**Dataset content**
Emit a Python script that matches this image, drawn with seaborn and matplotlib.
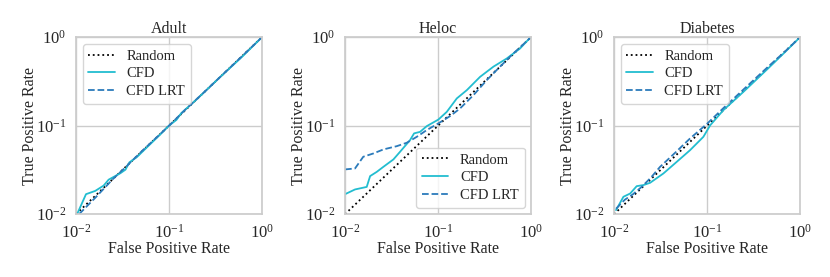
import numpy as np
import pandas as pd
import matplotlib
matplotlib.use("Agg")
import matplotlib.pyplot as plt
import seaborn as sns

# Random baseline
random_fpr = [0.01, 1.0]
random_tpr = [0.01, 1.0]

# Adult
adult_cfd_fpr = [0.0104, 0.0128, 0.0161, 0.0198, 0.0224, 0.030, 0.034, 0.0375, 0.045, 0.06, 0.08, 0.1, 0.12, 0.135, 0.2, 0.35, 0.6, 1.0]
adult_cfd_tpr = [0.0103, 0.0168, 0.0183, 0.0210, 0.0245, 0.0290, 0.0318, 0.0385, 0.0440, 0.059, 0.079, 0.1, 0.116, 0.138, 0.2, 0.35, 0.59, 1.0]
adult_lrt_fpr = [0.0108, 0.013, 0.016, 0.02, 0.025, 0.035, 0.05, 0.08, 0.1, 0.15, 0.25, 0.45, 0.7, 1.0]
adult_lrt_tpr = [0.0100, 0.0122, 0.0152, 0.0195, 0.0250, 0.0348, 0.0505, 0.080, 0.1, 0.152, 0.25, 0.45, 0.70, 1.0]

# Heloc
heloc_cfd_fpr = [0.01, 0.0128, 0.0171, 0.0186, 0.0219, 0.0258, 0.0331, 0.039, 0.050, 0.0552, 0.064, 0.0755, 0.1007, 0.124, 0.159, 0.204, 0.283, 0.394, 0.548, 0.762, 0.90, 1.0]
heloc_cfd_tpr = [0.0168, 0.019, 0.0203, 0.0269, 0.030, 0.0342, 0.0415, 0.0506, 0.0686, 0.0817, 0.085, 0.0986, 0.117, 0.143, 0.203, 0.252, 0.356, 0.464, 0.574, 0.745, 0.90, 1.0]
heloc_lrt_fpr = [0.01, 0.0128, 0.0157, 0.0202, 0.0258, 0.036, 0.046, 0.059, 0.0755, 0.1007, 0.1345, 0.172, 0.24, 0.334, 0.464, 0.646, 1.0]
heloc_lrt_tpr = [0.032, 0.0328, 0.0445, 0.0485, 0.0538, 0.0586, 0.064, 0.0747, 0.089, 0.106, 0.128, 0.156, 0.221, 0.327, 0.464, 0.655, 1.0]

# Diabetes
diab_cfd_fpr = [0.0105, 0.0126, 0.0149, 0.0175, 0.0207, 0.0244, 0.0339, 0.0472, 0.0656, 0.0912, 0.108, 0.15, 0.25, 0.45, 0.7, 1.0]
diab_cfd_tpr = [0.0111, 0.0157, 0.0171, 0.0207, 0.0213, 0.0226, 0.0288, 0.039, 0.0528, 0.0747, 0.101, 0.150, 0.245, 0.44, 0.69, 1.0]
diab_lrt_fpr = [0.0105, 0.013, 0.016, 0.02, 0.025, 0.0312, 0.045, 0.065, 0.1, 0.15, 0.25, 0.45, 0.7, 1.0]
diab_lrt_tpr = [0.0115, 0.0145, 0.0168, 0.0205, 0.026, 0.0342, 0.049, 0.071, 0.105, 0.158, 0.26, 0.46, 0.70, 1.0]

datasets = [
    ("Adult", adult_cfd_fpr, adult_cfd_tpr, adult_lrt_fpr, adult_lrt_tpr, "upper left"),
    ("Heloc", heloc_cfd_fpr, heloc_cfd_tpr, heloc_lrt_fpr, heloc_lrt_tpr, "lower right"),
    ("Diabetes", diab_cfd_fpr, diab_cfd_tpr, diab_lrt_fpr, diab_lrt_tpr, "upper left"),
]

sns.set_theme(style="whitegrid")
plt.rcParams["font.family"] = ["Liberation Serif", "DejaVu Serif"]
plt.rcParams["mathtext.fontset"] = "stix"

cfd_color = "#22bdd0"
lrt_color = "#2b7bbb"

fig, axes = plt.subplots(1, 3, figsize=(8.3, 2.77), dpi=100)
fig.subplots_adjust(left=0.0916, right=0.964, bottom=0.227, top=0.866, wspace=0.446)

for ax, (name, cfx, cfy, lrx, lry, loc) in zip(axes, datasets):
    sns.lineplot(x=random_fpr, y=random_tpr, ax=ax, color="black", linestyle=":", linewidth=1.3, label="Random")
    sns.lineplot(x=cfx, y=cfy, ax=ax, color=cfd_color, linestyle="-", linewidth=1.3, label="CFD")
    sns.lineplot(x=lrx, y=lry, ax=ax, color=lrt_color, linestyle="--", linewidth=1.3, label="CFD LRT")
    ax.set_xscale("log")
    ax.set_yscale("log")
    ax.set_xlim(0.01, 1)
    ax.set_ylim(0.01, 1)
    ax.set_xticks([0.01, 0.1, 1])
    ax.set_yticks([0.01, 0.1, 1])
    ax.tick_params(axis="both", which="major", labelsize=12, length=0, pad=7)
    ax.tick_params(axis="both", which="minor", length=0)
    ax.set_title(name, fontsize=11.5, pad=3)
    ax.set_xlabel("False Positive Rate", fontsize=11.5)
    ax.set_ylabel("True Positive Rate", fontsize=11.5)
    ax.yaxis.set_label_coords(-0.205, 0.5)
    ax.xaxis.set_label_coords(0.5, -0.15)
    ax.legend(loc=loc, fontsize=10.5, handlelength=1.8, handletextpad=0.8,
              borderaxespad=0.45, labelspacing=0.3)

plt.savefig("out.png", dpi=100)
plt.close()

**Given exercise**
Lines containing the string "seaborn" should be counted; reply with their number and nothing more.

**Worked solution**
2